New York Movie Review
Review without spoilers
It’s a thriller and an engaging one. Four characters dominate the movie. There’s Omar (Neil Nitin Mukesh) playing the new immigrant to the United States and Indian Americans Sameer Shaikh (John Abraham) and Maya (Katrina Kaif) who meet up at New York State University two years before 9/11. Irrfan Khan plays Roshan, an FBI agent. He is the catalyst who sets the story going. This is right at the start of the movie, when he meets up with Omar, seven years after 9/11.
From here on viewers are treated to some flashbacks of university life, all from the viewpoint of Omar. We get to know how Omar, Maya and Sameer meet, the deep friendship that develops between them and why Omar is not in touch with Sameer and Maya anymore. But no, the story does not play out in flashback. The real story is in the present. And before we know it Omar has set out to perform the most dangerous assignment of his life. So this movie is not about college life nor is it really about a love triangle. The subject is a far more serious one…about how terrorism affects the life of innocent people.
Terrible crimes in the name of investigation happened after 9/11, many of them committed by police officers and the American government. If you have heard of the Patriot Act you will know that this Act allows the United States government to detain suspected terrorists without a trial. And if you have heard of Guantanamo Bay which President Obama closed down recently then you know what happened to the detainees there. That they were tortured horribly, for months. It’s difficult for those who go in to lead a normal life again. An actor who plays one such detainee acts brilliantly, although I could not get hold of his name. I shall add it here when I do but it was this man’s acting which stood out.
The director is not judgmental.

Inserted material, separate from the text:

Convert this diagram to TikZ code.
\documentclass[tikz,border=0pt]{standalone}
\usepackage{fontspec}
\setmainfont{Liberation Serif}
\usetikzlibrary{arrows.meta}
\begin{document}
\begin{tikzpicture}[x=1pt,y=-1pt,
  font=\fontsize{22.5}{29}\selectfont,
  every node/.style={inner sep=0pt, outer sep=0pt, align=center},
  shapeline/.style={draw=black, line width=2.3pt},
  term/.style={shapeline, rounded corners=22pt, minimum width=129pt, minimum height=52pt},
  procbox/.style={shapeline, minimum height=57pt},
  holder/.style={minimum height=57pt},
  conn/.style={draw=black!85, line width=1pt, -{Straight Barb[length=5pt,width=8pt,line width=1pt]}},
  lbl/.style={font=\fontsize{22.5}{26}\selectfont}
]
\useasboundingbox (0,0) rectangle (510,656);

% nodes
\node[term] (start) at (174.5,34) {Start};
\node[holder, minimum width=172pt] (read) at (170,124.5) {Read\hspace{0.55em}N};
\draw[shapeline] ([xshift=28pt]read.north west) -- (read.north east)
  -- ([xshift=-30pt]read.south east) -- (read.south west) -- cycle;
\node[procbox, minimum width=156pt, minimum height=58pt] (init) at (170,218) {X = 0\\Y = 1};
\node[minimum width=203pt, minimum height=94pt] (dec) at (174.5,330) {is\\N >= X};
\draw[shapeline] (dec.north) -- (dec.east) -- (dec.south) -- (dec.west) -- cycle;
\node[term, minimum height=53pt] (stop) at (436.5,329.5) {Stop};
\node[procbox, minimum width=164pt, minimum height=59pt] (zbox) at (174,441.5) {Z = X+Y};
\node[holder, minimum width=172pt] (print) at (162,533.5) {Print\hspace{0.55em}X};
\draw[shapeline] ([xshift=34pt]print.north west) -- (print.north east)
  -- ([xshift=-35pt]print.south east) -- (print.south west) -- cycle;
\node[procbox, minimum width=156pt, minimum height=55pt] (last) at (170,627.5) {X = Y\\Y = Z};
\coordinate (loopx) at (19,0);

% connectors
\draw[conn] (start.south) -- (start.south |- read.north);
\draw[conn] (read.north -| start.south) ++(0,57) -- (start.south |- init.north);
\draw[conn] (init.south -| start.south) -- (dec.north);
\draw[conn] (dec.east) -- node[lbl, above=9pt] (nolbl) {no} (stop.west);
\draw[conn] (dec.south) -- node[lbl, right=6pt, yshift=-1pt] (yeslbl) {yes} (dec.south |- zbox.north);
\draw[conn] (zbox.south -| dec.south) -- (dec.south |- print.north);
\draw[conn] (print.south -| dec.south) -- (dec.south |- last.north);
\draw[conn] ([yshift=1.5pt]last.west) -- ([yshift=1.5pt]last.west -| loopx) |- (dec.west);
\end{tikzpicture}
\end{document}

He simply tells it how it is, and in fact a major character in the movie, Roshan, even explains why such tactics were necessary. At the end of the movie one does get the message that detaining and torturing people is morally wrong, but one also gets the message that this is what happens, and no one can be blamed. Freedom has to be protected, whatever the cost.
The acting was fine, and Katrina was quite good, playing the devoted girl friend, wife and mother. John did his hurly burly act and Neil did his emotional one. Irrfan’s role didn’t call for much except looking stern. He is now playing these sterotypical roles which is sad because this actor is capable of much more.
The movie is entertaining suspense thriller and its best you don’t know how it ends. There aren’t too many light moments and the background music is good but I found the songs too long and too intrusive. Although no one actually sings them, they seem unnecessary and tagged on.
I liked the cinematography. It was beautiful the way they shot New York. I am not sure if those buildings actually look so beautiful and colourful, the way they do in the shots.